==== COLLECTED DATA ====
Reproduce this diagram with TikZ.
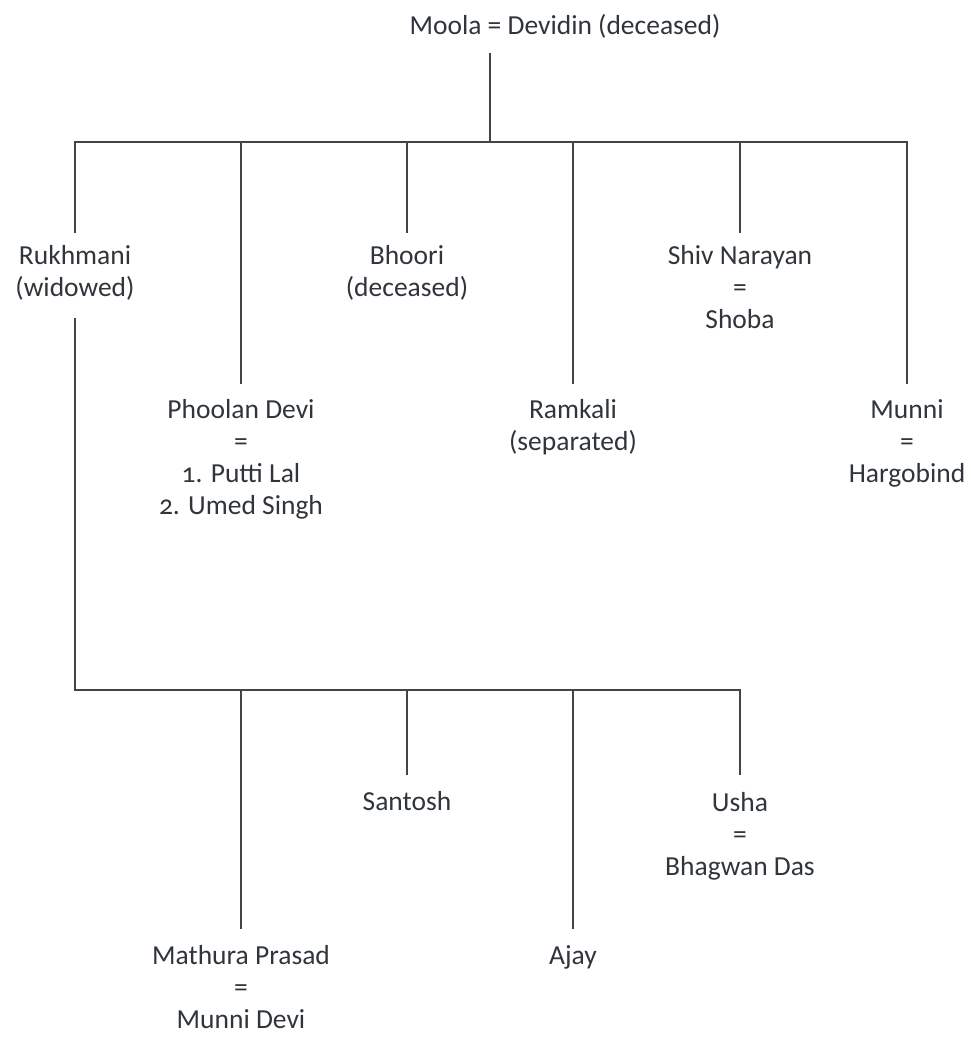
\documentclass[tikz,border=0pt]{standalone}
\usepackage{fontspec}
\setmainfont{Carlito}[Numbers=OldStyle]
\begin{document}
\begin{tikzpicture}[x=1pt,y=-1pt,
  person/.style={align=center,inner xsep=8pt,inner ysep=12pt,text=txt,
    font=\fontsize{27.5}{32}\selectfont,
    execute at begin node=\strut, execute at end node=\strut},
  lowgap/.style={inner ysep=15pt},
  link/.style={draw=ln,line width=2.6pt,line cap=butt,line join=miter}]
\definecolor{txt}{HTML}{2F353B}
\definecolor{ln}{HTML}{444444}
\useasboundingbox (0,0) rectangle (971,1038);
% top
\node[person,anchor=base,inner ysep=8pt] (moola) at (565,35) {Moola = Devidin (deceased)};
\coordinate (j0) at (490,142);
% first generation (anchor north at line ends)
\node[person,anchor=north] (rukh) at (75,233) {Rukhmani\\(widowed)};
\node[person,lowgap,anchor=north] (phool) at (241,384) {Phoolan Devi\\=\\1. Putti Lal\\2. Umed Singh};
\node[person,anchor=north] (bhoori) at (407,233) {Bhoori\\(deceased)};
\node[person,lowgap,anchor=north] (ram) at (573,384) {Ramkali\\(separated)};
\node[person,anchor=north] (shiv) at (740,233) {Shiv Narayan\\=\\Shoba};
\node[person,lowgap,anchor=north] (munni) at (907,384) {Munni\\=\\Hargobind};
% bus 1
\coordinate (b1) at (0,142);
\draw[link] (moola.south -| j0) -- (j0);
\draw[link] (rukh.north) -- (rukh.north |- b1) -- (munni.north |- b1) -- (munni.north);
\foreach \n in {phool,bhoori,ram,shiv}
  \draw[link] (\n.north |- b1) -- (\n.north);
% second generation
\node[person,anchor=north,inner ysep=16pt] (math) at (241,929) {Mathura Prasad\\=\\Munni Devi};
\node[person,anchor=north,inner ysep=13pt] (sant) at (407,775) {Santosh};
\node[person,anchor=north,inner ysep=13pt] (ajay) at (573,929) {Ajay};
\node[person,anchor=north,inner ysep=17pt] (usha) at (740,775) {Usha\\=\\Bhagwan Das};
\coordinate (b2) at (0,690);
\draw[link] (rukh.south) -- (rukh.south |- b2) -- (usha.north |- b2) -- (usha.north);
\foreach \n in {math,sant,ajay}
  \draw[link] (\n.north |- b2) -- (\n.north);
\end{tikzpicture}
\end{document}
====
### TO BE DONE
Reproduce the whole listing above word for word, but not its pictures.

### EXERCISE ANSWER
Reproduce this diagram with TikZ.
\documentclass[tikz,border=0pt]{standalone}
\usepackage{fontspec}
\setmainfont{Carlito}[Numbers=OldStyle]
\begin{document}
\begin{tikzpicture}[x=1pt,y=-1pt,
  person/.style={align=center,inner xsep=8pt,inner ysep=12pt,text=txt,
    font=\fontsize{27.5}{32}\selectfont,
    execute at begin node=\strut, execute at end node=\strut},
  lowgap/.style={inner ysep=15pt},
  link/.style={draw=ln,line width=2.6pt,line cap=butt,line join=miter}]
\definecolor{txt}{HTML}{2F353B}
\definecolor{ln}{HTML}{444444}
\useasboundingbox (0,0) rectangle (971,1038);
% top
\node[person,anchor=base,inner ysep=8pt] (moola) at (565,35) {Moola = Devidin (deceased)};
\coordinate (j0) at (490,142);
% first generation (anchor north at line ends)
\node[person,anchor=north] (rukh) at (75,233) {Rukhmani\\(widowed)};
\node[person,lowgap,anchor=north] (phool) at (241,384) {Phoolan Devi\\=\\1. Putti Lal\\2. Umed Singh};
\node[person,anchor=north] (bhoori) at (407,233) {Bhoori\\(deceased)};
\node[person,lowgap,anchor=north] (ram) at (573,384) {Ramkali\\(separated)};
\node[person,anchor=north] (shiv) at (740,233) {Shiv Narayan\\=\\Shoba};
\node[person,lowgap,anchor=north] (munni) at (907,384) {Munni\\=\\Hargobind};
% bus 1
\coordinate (b1) at (0,142);
\draw[link] (moola.south -| j0) -- (j0);
\draw[link] (rukh.north) -- (rukh.north |- b1) -- (munni.north |- b1) -- (munni.north);
\foreach \n in {phool,bhoori,ram,shiv}
  \draw[link] (\n.north |- b1) -- (\n.north);
% second generation
\node[person,anchor=north,inner ysep=16pt] (math) at (241,929) {Mathura Prasad\\=\\Munni Devi};
\node[person,anchor=north,inner ysep=13pt] (sant) at (407,775) {Santosh};
\node[person,anchor=north,inner ysep=13pt] (ajay) at (573,929) {Ajay};
\node[person,anchor=north,inner ysep=17pt] (usha) at (740,775) {Usha\\=\\Bhagwan Das};
\coordinate (b2) at (0,690);
\draw[link] (rukh.south) -- (rukh.south |- b2) -- (usha.north |- b2) -- (usha.north);
\foreach \n in {math,sant,ajay}
  \draw[link] (\n.north |- b2) -- (\n.north);
\end{tikzpicture}
\end{document}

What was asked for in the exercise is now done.